[Exercise objective]: Exactly as written, write out the lines below from the first to the one containing "Chart.register(...registerables);", inclusive. Pictures do not belong in the copy.

>> begin

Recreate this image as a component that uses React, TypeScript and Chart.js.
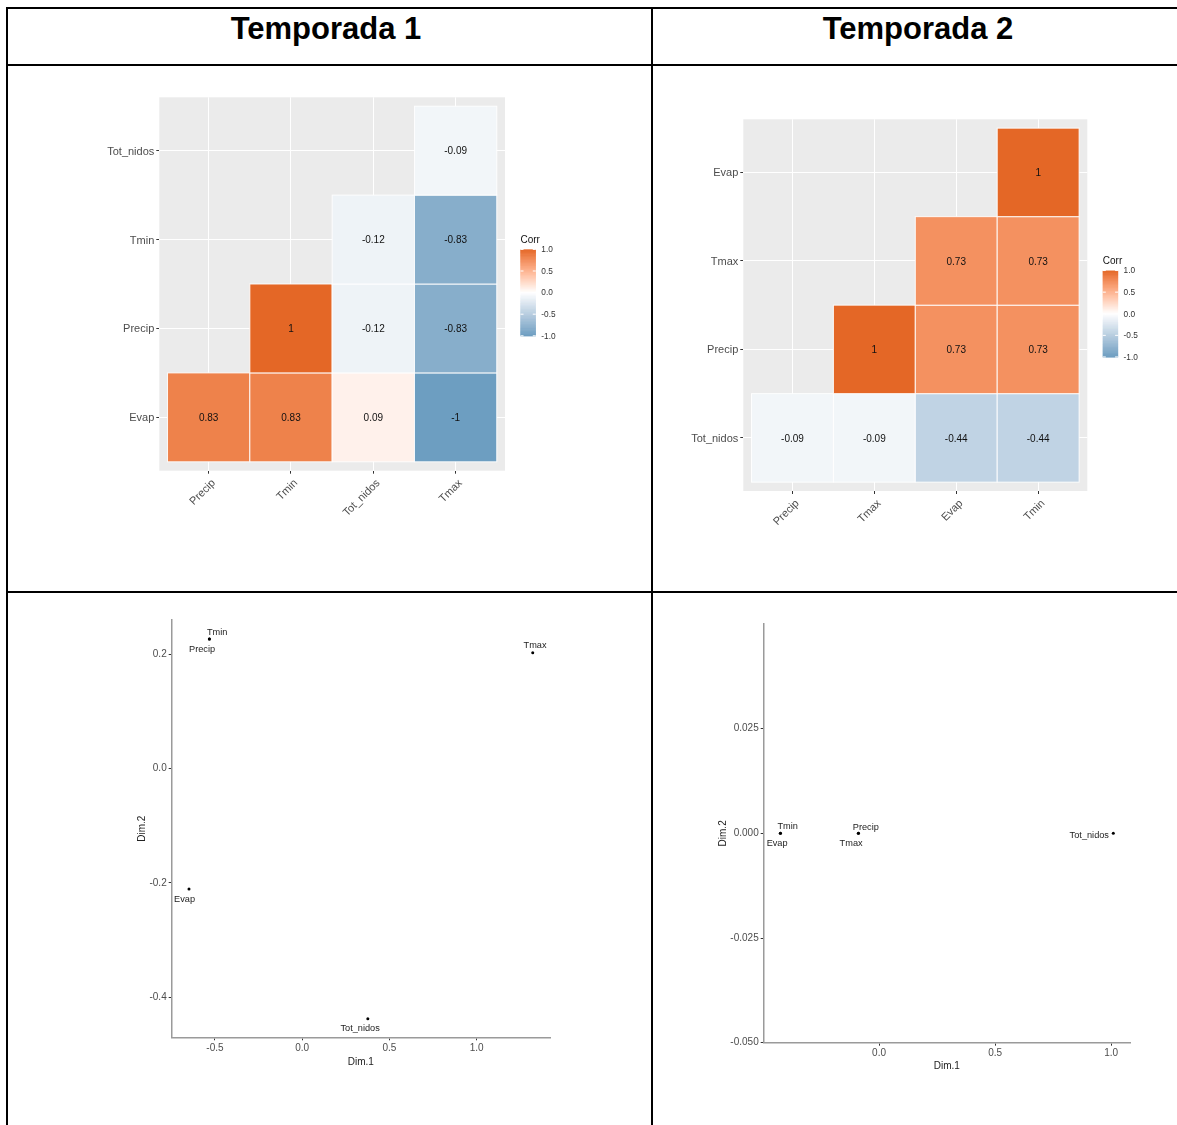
import React, { useEffect, useRef } from "react";
import { Chart, registerables } from "chart.js";

Chart.register(...registerables);

const FONT = "'Liberation Sans', Arial, Helvetica, sans-serif";

// ---------- Temporada 1: correlation heatmap ----------
const t1Cols = ["Precip", "Tmin", "Tot_nidos", "Tmax"];
const t1Rows = ["Evap", "Precip", "Tmin", "Tot_nidos"]; // bottom -> top
const t1EvapRow = [0.83, 0.83, 0.09, -1];
const t1PrecipRow = [null, 1, -0.12, -0.83];
const t1TminRow = [null, null, -0.12, -0.83];
const t1TotNidosRow = [null, null, null, -0.09];

// ---------- Temporada 2: correlation heatmap ----------
const t2Cols = ["Precip", "Tmax", "Evap", "Tmin"];
const t2Rows = ["Tot_nidos", "Precip", "Tmax", "Evap"]; // bottom -> top
const t2TotNidosRow = [-0.09, -0.09, -0.44, -0.44];
const t2PrecipRow = [null, 1, 0.73, 0.73];
const t2TmaxRow = [null, null, 0.73, 0.73];
const t2EvapRow = [null, null, null, 1];

const corrLegendTicks = [1, 0.5, 0, -0.5, -1];
const corrLow = "#6D9EC1";
const corrMid = "#FFFFFF";
const corrHigh = "#E46726";

// ---------- Temporada 1: MDS ----------
const s1Names = ["Tmin", "Precip", "Tmax", "Evap", "Tot_nidos"];
const s1Dim1 = [-0.532, -0.532, 1.321, -0.649, 0.376];
const s1Dim2 = [0.227, 0.227, 0.203, -0.211, -0.438];
const s1XTicks = [-0.5, 0, 0.5, 1];
const s1YTicks = [-0.4, -0.2, 0, 0.2];
const s1XRange = [-0.748, 1.42];
const s1YRange = [-0.4705, 0.2603];

// ---------- Temporada 2: MDS ----------
const s2Names = ["Tmin", "Evap", "Precip", "Tmax", "Tot_nidos"];
const s2Dim1 = [-0.425, -0.425, -0.089, -0.089, 1.009];
const s2Dim2 = [0, 0, 0, 0, 0];
const s2XTicks = [0, 0.5, 1];
const s2YTicks = [-0.05, -0.025, 0, 0.025];
const s2XRange = [-0.497, 1.081];
const s2YRange = [-0.05, 0.05];

// label offsets in px (style, not data)
const s1LabelOffsets = [[7.7, -6.7], [-7.3, 10.3], [2.3, -7.4], [-4.4, 10.7], [-7.7, 9.3]];
const s2LabelOffsets = [[7.3, -6.7], [-3.3, 10], [7.4, -6], [-7.3, 10], [-24, 2]];

// ---------- colour helpers (Lab interpolation like ggplot) ----------
function hexToRgb(h: string) {
  const n = parseInt(h.slice(1), 16);
  return [(n >> 16) & 255, (n >> 8) & 255, n & 255];
}
function toLin(c: number) {
  c /= 255;
  return c <= 0.04045 ? c / 12.92 : Math.pow((c + 0.055) / 1.055, 2.4);
}
function fromLin(c: number) {
  const v = c <= 0.0031308 ? 12.92 * c : 1.055 * Math.pow(c, 1 / 2.4) - 0.055;
  return Math.round(Math.max(0, Math.min(1, v)) * 255);
}
function rgbToLab(rgb: number[]) {
  const R = toLin(rgb[0]), G = toLin(rgb[1]), B = toLin(rgb[2]);
  const X = (0.4124 * R + 0.3576 * G + 0.1805 * B) / 0.95047;
  const Y = 0.2126 * R + 0.7152 * G + 0.0722 * B;
  const Z = (0.0193 * R + 0.1192 * G + 0.9505 * B) / 1.08883;
  const f = (t: number) => (t > 0.008856 ? Math.cbrt(t) : 7.787 * t + 16 / 116);
  const fx = f(X), fy = f(Y), fz = f(Z);
  return [116 * fy - 16, 500 * (fx - fy), 200 * (fy - fz)];
}
function labToRgb(lab: number[]) {
  const fy = (lab[0] + 16) / 116;
  const fx = fy + lab[1] / 500;
  const fz = fy - lab[2] / 200;
  const inv = (t: number) => (t * t * t > 0.008856 ? t * t * t : (t - 16 / 116) / 7.787);
  const X = inv(fx) * 0.95047, Y = inv(fy), Z = inv(fz) * 1.08883;
  const R = 3.2406 * X - 1.5372 * Y - 0.4986 * Z;
  const G = -0.9689 * X + 1.8758 * Y + 0.0415 * Z;
  const B = 0.0557 * X - 0.204 * Y + 1.057 * Z;
  return `rgb(${fromLin(R)},${fromLin(G)},${fromLin(B)})`;
}
const labLow = rgbToLab(hexToRgb(corrLow));
const labMid = rgbToLab(hexToRgb(corrMid));
const labHigh = rgbToLab(hexToRgb(corrHigh));
function corrColor(v: number) {
  const t = Math.min(1, Math.abs(v));
  const end = v < 0 ? labLow : labHigh;
  return labToRgb(labMid.map((m, i) => m + (end[i] - m) * t));
}

// ---------- chart configs ----------
type Geom = { width: number; height: number; padL: number; padR: number; padT: number; padB: number; yW: number; xH: number };

function heatmapConfig(cols: string[], rows: string[], matrix: (number | null)[][], g: Geom) {
  const cells: { x: number; y: number; v: number }[] = [];
  matrix.forEach((row, ri) =>
    row.forEach((v, ci) => {
      if (v !== null) cells.push({ x: ci + 1, y: ri + 1, v });
    })
  );
  const axisText = { font: { family: FONT, size: 11 }, color: "#4D4D4D" };
  const plugin = {
    id: "heatcells",
    beforeDraw(chart: any) {
      const { ctx, chartArea: a } = chart;
      ctx.save();
      ctx.fillStyle = "#EBEBEB";
      ctx.fillRect(a.left, a.top, a.right - a.left, a.bottom - a.top);
      ctx.restore();
    },
    afterDatasetsDraw(chart: any) {
      const { ctx } = chart;
      const xs = chart.scales.x, ys = chart.scales.y;
      ctx.save();
      cells.forEach((c) => {
        const x0 = xs.getPixelForValue(c.x - 0.5), x1 = xs.getPixelForValue(c.x + 0.5);
        const y0 = ys.getPixelForValue(c.y + 0.5), y1 = ys.getPixelForValue(c.y - 0.5);
        ctx.fillStyle = corrColor(c.v);
        ctx.fillRect(x0, y0, x1 - x0, y1 - y0);
        ctx.strokeStyle = "rgba(255,255,255,0.9)";
        ctx.lineWidth = 1;
        ctx.strokeRect(x0, y0, x1 - x0, y1 - y0);
      });
      ctx.fillStyle = "#111";
      ctx.font = `10px ${FONT}`;
      ctx.textAlign = "center";
      ctx.textBaseline = "middle";
      cells.forEach((c) => {
        ctx.fillText(String(c.v), xs.getPixelForValue(c.x), ys.getPixelForValue(c.y) + 1);
      });
      ctx.restore();
    },
    afterDraw(chart: any) {
      const { ctx, chartArea: a } = chart;
      const barL = a.right + 15.5;
      const barW = 15.3;
      const barH = 86.4;
      const barT = (a.top + a.bottom) / 2 + 8.6 - barH / 2;
      ctx.save();
      const n = 200;
      for (let i = 0; i < n; i++) {
        const v = 1 - (2 * (i + 0.5)) / n;
        ctx.fillStyle = corrColor(v);
        ctx.fillRect(barL, barT + (i * barH) / n, barW, barH / n + 0.6);
      }
      ctx.strokeStyle = "#fff";
      ctx.lineWidth = 1;
      ctx.font = `8.3px ${FONT}`;
      ctx.textAlign = "left";
      ctx.textBaseline = "middle";
      corrLegendTicks.forEach((v) => {
        const y = barT + ((1 - v) / 2) * barH;
        ctx.beginPath();
        ctx.moveTo(barL, y);
        ctx.lineTo(barL + 3, y);
        ctx.moveTo(barL + barW - 3, y);
        ctx.lineTo(barL + barW, y);
        ctx.stroke();
        ctx.fillStyle = "#333";
        ctx.fillText(v.toFixed(1), barL + barW + 5.5, y + 0.5);
      });
      ctx.fillStyle = "#111";
      ctx.font = `10px ${FONT}`;
      ctx.fillText("Corr", barL, barT - 9.3);
      ctx.restore();
    },
  };
  return {
    type: "scatter",
    data: { datasets: [{ data: cells.map((c) => ({ x: c.x, y: c.y })), pointRadius: 0 }] },
    options: {
      responsive: false,
      animation: false,
      events: [],
      layout: { padding: { left: g.padL, right: g.padR, top: g.padT, bottom: g.padB } },
      plugins: { legend: { display: false }, tooltip: { enabled: false } },
      scales: {
        x: {
          type: "linear",
          min: 0.4,
          max: 4.6,
          afterBuildTicks: (s: any) => {
            s.ticks = cols.map((_, i) => ({ value: i + 1 }));
          },
          afterFit: (s: any) => {
            s.height = g.xH;
          },
          ticks: {
            ...axisText,
            autoSkip: false,
            minRotation: 45,
            maxRotation: 45,
            padding: 3,
            labelOffset: 5,
            callback: (_v: any, i: number) => cols[i],
          },
          grid: { color: "#FFFFFF", lineWidth: 1, tickColor: "#333333", tickLength: 3 },
          border: { display: false },
        },
        y: {
          type: "linear",
          min: 0.4,
          max: 4.6,
          afterBuildTicks: (s: any) => {
            s.ticks = rows.map((_, i) => ({ value: i + 1 }));
          },
          afterFit: (s: any) => {
            s.width = g.yW;
          },
          ticks: {
            ...axisText,
            autoSkip: false,
            padding: 2,
            labelOffset: 1,
            callback: (_v: any, i: number) => rows[i],
          },
          grid: { color: "#FFFFFF", lineWidth: 1, tickColor: "#333333", tickLength: 3 },
          border: { display: false },
        },
      },
    },
    plugins: [plugin],
  };
}

function scatterConfig(
  names: string[],
  xs: number[],
  ys: number[],
  offsets: number[][],
  xTicks: number[],
  yTicks: number[],
  xRange: number[],
  yRange: number[],
  yDigits: number,
  g: Geom
) {
  const tickText = { font: { family: FONT, size: 10 }, color: "#4D4D4D" };
  const titleFont = { family: FONT, size: 10 };
  const plugin = {
    id: "pointlabels",
    afterDatasetsDraw(chart: any) {
      const { ctx } = chart;
      const meta = chart.getDatasetMeta(0);
      ctx.save();
      ctx.fillStyle = "#222";
      ctx.font = `9.2px ${FONT}`;
      ctx.textAlign = "center";
      ctx.textBaseline = "middle";
      meta.data.forEach((pt: any, i: number) => {
        ctx.fillText(names[i], pt.x + offsets[i][0], pt.y + offsets[i][1]);
      });
      ctx.restore();
    },
  };
  return {
    type: "scatter",
    data: {
      datasets: [
        {
          data: xs.map((x, i) => ({ x, y: ys[i] })),
          pointRadius: 1.5,
          pointBackgroundColor: "#000",
          pointBorderWidth: 0,
        },
      ],
    },
    options: {
      responsive: false,
      animation: false,
      events: [],
      layout: { padding: { left: g.padL, right: g.padR, top: g.padT, bottom: g.padB } },
      plugins: { legend: { display: false }, tooltip: { enabled: false } },
      scales: {
        x: {
          type: "linear",
          min: xRange[0],
          max: xRange[1],
          afterBuildTicks: (s: any) => {
            s.ticks = xTicks.map((v) => ({ value: v }));
          },
          afterFit: (s: any) => {
            s.height = g.xH;
          },
          ticks: { ...tickText, padding: 2, maxRotation: 0, autoSkip: false, callback: (v: any) => Number(v).toFixed(1) },
          grid: { drawOnChartArea: false, drawTicks: true, tickLength: 3, tickColor: "#333" },
          border: { display: true, color: "#9a9a9a", width: 1.5 },
          title: { display: true, text: "Dim.1", font: titleFont, color: "#222", padding: 0 },
        },
        y: {
          type: "linear",
          min: yRange[0],
          max: yRange[1],
          afterBuildTicks: (s: any) => {
            s.ticks = yTicks.map((v) => ({ value: v }));
          },
          afterFit: (s: any) => {
            s.width = g.yW;
          },
          ticks: { ...tickText, padding: 2, autoSkip: false, callback: (v: any) => Number(v).toFixed(yDigits) },
          grid: { drawOnChartArea: false, drawTicks: true, tickLength: 3, tickColor: "#333" },
          border: { display: true, color: "#9a9a9a", width: 1.5 },
          title: { display: true, text: "Dim.2", font: titleFont, color: "#222", padding: 0 },
        },
      },
    },
    plugins: [plugin],
  };
}

function ChartBox({ left, top, g, make }: { left: number; top: number; g: Geom; make: () => any }) {
  const ref = useRef<HTMLCanvasElement>(null);
  useEffect(() => {
    const chart = new Chart(ref.current as HTMLCanvasElement, make());
    return () => chart.destroy();
  }, []);
  return (
    <canvas
      ref={ref}
      width={g.width}
      height={g.height}
      style={{ position: "absolute", left, top, width: g.width, height: g.height }}
    />
  );
}

const hm1Geom: Geom = { width: 520, height: 480, padL: 0, padR: 75, padT: 17.3, padB: 0, yW: 99.3, xH: 89.3 };
const hm2Geom: Geom = { width: 510, height: 470, padL: 0, padR: 82.7, padT: 19.3, padB: 0, yW: 83.3, xH: 79 };
const sc1Geom: Geom = { width: 480, height: 500, padL: 36.7, padR: 30, padT: 20, padB: 31.3, yW: 35, xH: 31.4 };
const sc2Geom: Geom = { width: 480, height: 500, padL: 37.3, padR: 30, padT: 24, padB: 27.3, yW: 46.4, xH: 30 };

const line = (l: number, t: number, w: number, h: number) => (
  <div style={{ position: "absolute", left: l, top: t, width: w, height: h, background: "#000" }} />
);

export default function App() {
  const header: React.CSSProperties = {
    position: "absolute",
    top: 12.5,
    fontFamily: FONT,
    fontWeight: "bold",
    fontSize: 31,
    lineHeight: "31px",
    textAlign: "center",
    color: "#000",
    whiteSpace: "nowrap",
  };
  return (
    <div
      style={{
        position: "absolute",
        left: 0,
        top: 0,
        width: 1177,
        height: 1125,
        overflow: "hidden",
        background: "#fff",
      }}
    >
      {line(6, 7, 1300, 2)}
      {line(6, 63.5, 1300, 2.2)}
      {line(6, 591, 1300, 2.2)}
      {line(6, 7, 2, 1300)}
      {line(651, 7, 2, 1300)}
      <div style={{ ...header, left: 126, width: 400 }}>Temporada 1</div>
      <div style={{ ...header, left: 718, width: 400 }}>Temporada 2</div>

      <ChartBox
        left={60}
        top={80}
        g={hm1Geom}
        make={() =>
          heatmapConfig(t1Cols, t1Rows, [t1EvapRow, t1PrecipRow, t1TminRow, t1TotNidosRow], hm1Geom)
        }
      />
      <ChartBox
        left={660}
        top={100}
        g={hm2Geom}
        make={() =>
          heatmapConfig(t2Cols, t2Rows, [t2TotNidosRow, t2PrecipRow, t2TmaxRow, t2EvapRow], hm2Geom)
        }
      />
      <ChartBox
        left={100}
        top={600}
        g={sc1Geom}
        make={() =>
          scatterConfig(s1Names, s1Dim1, s1Dim2, s1LabelOffsets, s1XTicks, s1YTicks, s1XRange, s1YRange, 1, sc1Geom)
        }
      />
      <ChartBox
        left={680}
        top={600}
        g={sc2Geom}
        make={() =>
          scatterConfig(s2Names, s2Dim1, s2Dim2, s2LabelOffsets, s2XTicks, s2YTicks, s2XRange, s2YRange, 3, sc2Geom)
        }
      />
    </div>
  );
}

>> end

[Exercise solution]:
Recreate this image as a component that uses React, TypeScript and Chart.js.
import React, { useEffect, useRef } from "react";
import { Chart, registerables } from "chart.js";

Chart.register(...registerables);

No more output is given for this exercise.